The opinion page can serve as a meaningful focal point for conversations. That’s one of the reasons each board member is encouraged to write a column. When I was thinking about what I would say to members of the advisory board I recognized it was essentially what I would say to anyone, which is that the opinion page is an opportunity to be heard.
It also occurred to me that an understanding of the structure of the opinion page is something that perhaps should not be taken for granted. Before the advent of the internet, the printed page was dominant, and how elements were organized on the page was likely something readers more readily recognized, like finding your way on a map instead of GPS. While there can be opinion in other parts of the newspaper, the editorial page is devoted to it.
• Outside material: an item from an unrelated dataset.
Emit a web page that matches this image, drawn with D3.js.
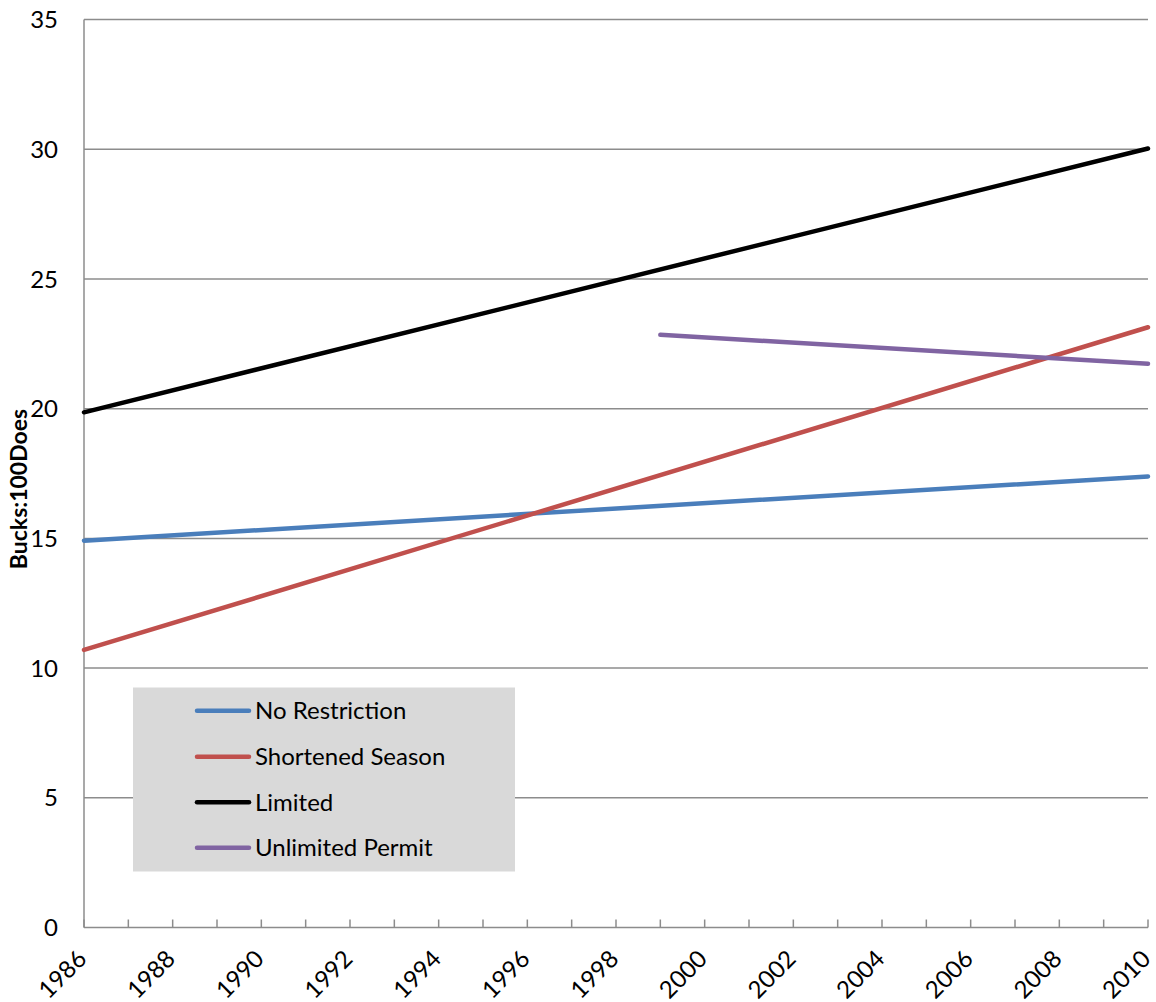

So, in hopes it would help my invitation to contribute, and recognizing there were probably those for whom the explanation was not necessary, I talked about how (and you can turn to D2 to see an example), the editorial, which is the opinion of the news organization, runs on the left side, an op-ed or column under the political cartoon to the right, and perhaps letters to the editor underneath. All maintain distinctions in the more contemporary ways of delivering opinion, but sometimes it’s helpful to have the map in mind. You can, for example, think of a column as drawing its name from print heritage (as in, like this one, running down a column). Op-eds are opposite the editorial page, or opposite the editorial.
There have already been opinion pieces that resulted from invitations to the Latino community at the time the lab effort launched. It would be ideal if that would become routine.
My specific intent for that initial meeting, other than to get out and spend time with interesting people, was to invite members of the advisory board to contribute and offer help, if needed. That extends to the wider Latino community, and, of course, beyond.